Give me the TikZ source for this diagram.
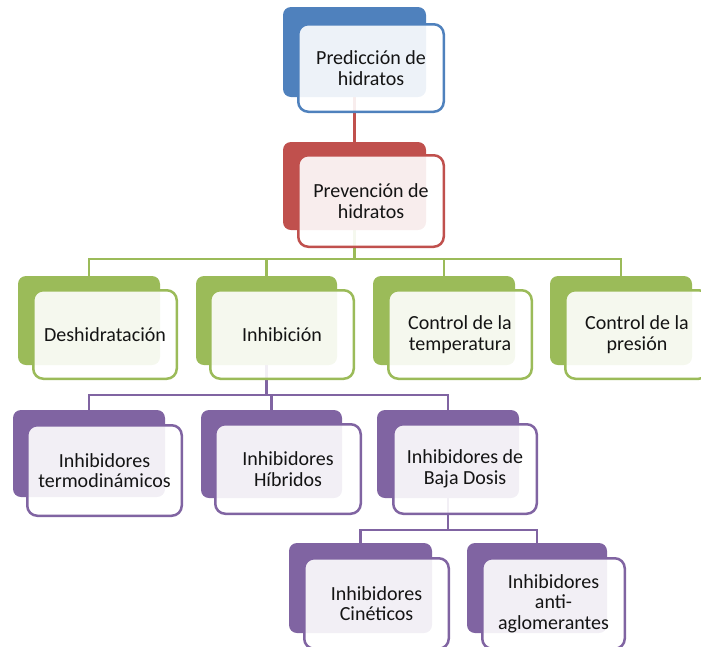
\documentclass[tikz,border=0pt]{standalone}
\usepackage{fontspec}
\setmainfont{Carlito}
\usetikzlibrary{backgrounds,calc}
\definecolor{cblue}{HTML}{4F81BD}
\definecolor{cred}{HTML}{C0504D}
\definecolor{cgreen}{HTML}{9BBB59}
\definecolor{cpurple}{HTML}{8064A2}
\definecolor{ctext}{HTML}{141414}
\tikzset{
  backbox/.style={draw=none, fill=#1, rounded corners=8pt, inner sep=0pt, outer sep=0pt},
  frontbox/.style={draw=#1, line width=2.5pt, fill=white, fill opacity=0.9, text opacity=1,
    rounded corners=10pt, inner sep=0pt, outer sep=0pt, align=center, text=ctext,
    font=\fontsize{20}{20.5}\selectfont},
  conn/.style={draw=#1, line width=2.5pt}
}
\begin{document}
\begin{tikzpicture}[x=1pt,y=-1pt]
\useasboundingbox (0,0) rectangle (701,646);
% back boxes
\node[backbox=cblue,   minimum width=143pt, minimum height=90pt] (pred)  at (354.5,52) {};
\node[backbox=cred,    minimum width=143pt, minimum height=88pt] (prev)  at (354.5,186) {};
\node[backbox=cgreen,  minimum width=142pt, minimum height=89pt] (desh)  at (89,320.5) {};
\node[backbox=cgreen,  minimum width=141pt, minimum height=89pt] (inhib) at (266.5,320.5) {};
\node[backbox=cgreen,  minimum width=142pt, minimum height=89pt] (ctemp) at (444,320.5) {};
\node[backbox=cgreen,  minimum width=142pt, minimum height=89pt] (cpres) at (621,320.5) {};
\node[backbox=cpurple, minimum width=152pt, minimum height=87pt] (termo) at (89,453.5) {};
\node[backbox=cpurple, minimum width=141pt, minimum height=88pt] (hibr)  at (271.5,454) {};
\node[backbox=cpurple, minimum width=142pt, minimum height=88pt] (baja)  at (448,454) {};
\node[backbox=cpurple, minimum width=143pt, minimum height=90pt] (cinet) at (360.5,588) {};
\node[backbox=cpurple, minimum width=140pt, minimum height=90pt] (anti)  at (537,588) {};
% connectors (behind)
\begin{pgfonlayer}{background}
\draw[conn=cred] (pred.south) -- (prev.north);
\coordinate (b1) at ($(prev.south)+(0,29)$);
\draw[conn=cgreen] (prev.south) -- (b1);
\draw[conn=cgreen] (desh.north) |- (b1) -| (cpres.north);
\draw[conn=cgreen] (inhib.north) -- (inhib.north |- b1);
\draw[conn=cgreen] (ctemp.north) -- (ctemp.north |- b1);
\coordinate (b2) at ($(inhib.south)+(0,30)$);
\draw[conn=cpurple] (inhib.south) -- (b2);
\draw[conn=cpurple] (termo.north) |- (b2) -| (baja.north);
\draw[conn=cpurple] (hibr.north) -- (hibr.north |- b2);
\coordinate (b3) at ($(baja.south)+(0,32)$);
\draw[conn=cpurple] (baja.south) -- (b3);
\draw[conn=cpurple] (cinet.north) |- (b3) -| (anti.north);
\end{pgfonlayer}
% front boxes
\node[frontbox=cblue,   minimum width=145.5pt, minimum height=87.5pt] (predf)  at (371,68) {Predicción de\\hidratos};
\node[frontbox=cred,    minimum width=145.5pt, minimum height=91.5pt] (prevf)  at (371,201) {Prevención de\\hidratos};
\node[frontbox=cgreen,  minimum width=143.5pt, minimum height=88.5pt] (deshf)  at (105,334.5) {Deshidratación};
\node[frontbox=cgreen,  minimum width=143.5pt, minimum height=88.5pt] (inhibf) at (282,334.5) {Inhibición};
\node[frontbox=cgreen,  minimum width=143.5pt, minimum height=88.5pt] (ctempf) at (460,334.5) {Control de la\\temperatura};
\node[frontbox=cgreen,  minimum width=143.5pt, minimum height=88.5pt] (cpresf) at (637,334.5) {Control de la\\presión};
\node[frontbox=cpurple, minimum width=154.5pt, minimum height=90.5pt] (termof) at (104.5,470.5) {Inhibidores\\termodinámicos};
\node[frontbox=cpurple, minimum width=145.5pt, minimum height=89.5pt] (hibrf)  at (288,469) {Inhibidores\\Híbridos};
\node[frontbox=cpurple, minimum width=143.5pt, minimum height=89.5pt] (bajaf)  at (465,469) {Inhibidores de\\Baja Dosis};
\node[frontbox=cpurple, minimum width=144.5pt, minimum height=90.5pt] (cinetf) at (376.5,603.5) {Inhibidores\\Cinéticos};
\node[frontbox=cpurple, minimum width=142.5pt, minimum height=90.5pt] (antif)  at (553.5,603.5) {Inhibidores\\anti-\\aglomerantes};
\end{tikzpicture}
\end{document}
..............................
**Problem description:** Replicate the material above verbatim; images stay out of the copy.

**Correct answer:**
Give me the TikZ source for this diagram.
\documentclass[tikz,border=0pt]{standalone}
\usepackage{fontspec}
\setmainfont{Carlito}
\usetikzlibrary{backgrounds,calc}
\definecolor{cblue}{HTML}{4F81BD}
\definecolor{cred}{HTML}{C0504D}
\definecolor{cgreen}{HTML}{9BBB59}
\definecolor{cpurple}{HTML}{8064A2}
\definecolor{ctext}{HTML}{141414}
\tikzset{
  backbox/.style={draw=none, fill=#1, rounded corners=8pt, inner sep=0pt, outer sep=0pt},
  frontbox/.style={draw=#1, line width=2.5pt, fill=white, fill opacity=0.9, text opacity=1,
    rounded corners=10pt, inner sep=0pt, outer sep=0pt, align=center, text=ctext,
    font=\fontsize{20}{20.5}\selectfont},
  conn/.style={draw=#1, line width=2.5pt}
}
\begin{document}
\begin{tikzpicture}[x=1pt,y=-1pt]
\useasboundingbox (0,0) rectangle (701,646);
% back boxes
\node[backbox=cblue,   minimum width=143pt, minimum height=90pt] (pred)  at (354.5,52) {};
\node[backbox=cred,    minimum width=143pt, minimum height=88pt] (prev)  at (354.5,186) {};
\node[backbox=cgreen,  minimum width=142pt, minimum height=89pt] (desh)  at (89,320.5) {};
\node[backbox=cgreen,  minimum width=141pt, minimum height=89pt] (inhib) at (266.5,320.5) {};
\node[backbox=cgreen,  minimum width=142pt, minimum height=89pt] (ctemp) at (444,320.5) {};
\node[backbox=cgreen,  minimum width=142pt, minimum height=89pt] (cpres) at (621,320.5) {};
\node[backbox=cpurple, minimum width=152pt, minimum height=87pt] (termo) at (89,453.5) {};
\node[backbox=cpurple, minimum width=141pt, minimum height=88pt] (hibr)  at (271.5,454) {};
\node[backbox=cpurple, minimum width=142pt, minimum height=88pt] (baja)  at (448,454) {};
\node[backbox=cpurple, minimum width=143pt, minimum height=90pt] (cinet) at (360.5,588) {};
\node[backbox=cpurple, minimum width=140pt, minimum height=90pt] (anti)  at (537,588) {};
% connectors (behind)
\begin{pgfonlayer}{background}
\draw[conn=cred] (pred.south) -- (prev.north);
\coordinate (b1) at ($(prev.south)+(0,29)$);
\draw[conn=cgreen] (prev.south) -- (b1);
\draw[conn=cgreen] (desh.north) |- (b1) -| (cpres.north);
\draw[conn=cgreen] (inhib.north) -- (inhib.north |- b1);
\draw[conn=cgreen] (ctemp.north) -- (ctemp.north |- b1);
\coordinate (b2) at ($(inhib.south)+(0,30)$);
\draw[conn=cpurple] (inhib.south) -- (b2);
\draw[conn=cpurple] (termo.north) |- (b2) -| (baja.north);
\draw[conn=cpurple] (hibr.north) -- (hibr.north |- b2);
\coordinate (b3) at ($(baja.south)+(0,32)$);
\draw[conn=cpurple] (baja.south) -- (b3);
\draw[conn=cpurple] (cinet.north) |- (b3) -| (anti.north);
\end{pgfonlayer}
% front boxes
\node[frontbox=cblue,   minimum width=145.5pt, minimum height=87.5pt] (predf)  at (371,68) {Predicción de\\hidratos};
\node[frontbox=cred,    minimum width=145.5pt, minimum height=91.5pt] (prevf)  at (371,201) {Prevención de\\hidratos};
\node[frontbox=cgreen,  minimum width=143.5pt, minimum height=88.5pt] (deshf)  at (105,334.5) {Deshidratación};
\node[frontbox=cgreen,  minimum width=143.5pt, minimum height=88.5pt] (inhibf) at (282,334.5) {Inhibición};
\node[frontbox=cgreen,  minimum width=143.5pt, minimum height=88.5pt] (ctempf) at (460,334.5) {Control de la\\temperatura};
\node[frontbox=cgreen,  minimum width=143.5pt, minimum height=88.5pt] (cpresf) at (637,334.5) {Control de la\\presión};
\node[frontbox=cpurple, minimum width=154.5pt, minimum height=90.5pt] (termof) at (104.5,470.5) {Inhibidores\\termodinámicos};
\node[frontbox=cpurple, minimum width=145.5pt, minimum height=89.5pt] (hibrf)  at (288,469) {Inhibidores\\Híbridos};
\node[frontbox=cpurple, minimum width=143.5pt, minimum height=89.5pt] (bajaf)  at (465,469) {Inhibidores de\\Baja Dosis};
\node[frontbox=cpurple, minimum width=144.5pt, minimum height=90.5pt] (cinetf) at (376.5,603.5) {Inhibidores\\Cinéticos};
\node[frontbox=cpurple, minimum width=142.5pt, minimum height=90.5pt] (antif)  at (553.5,603.5) {Inhibidores\\anti-\\aglomerantes};
\end{tikzpicture}
\end{document}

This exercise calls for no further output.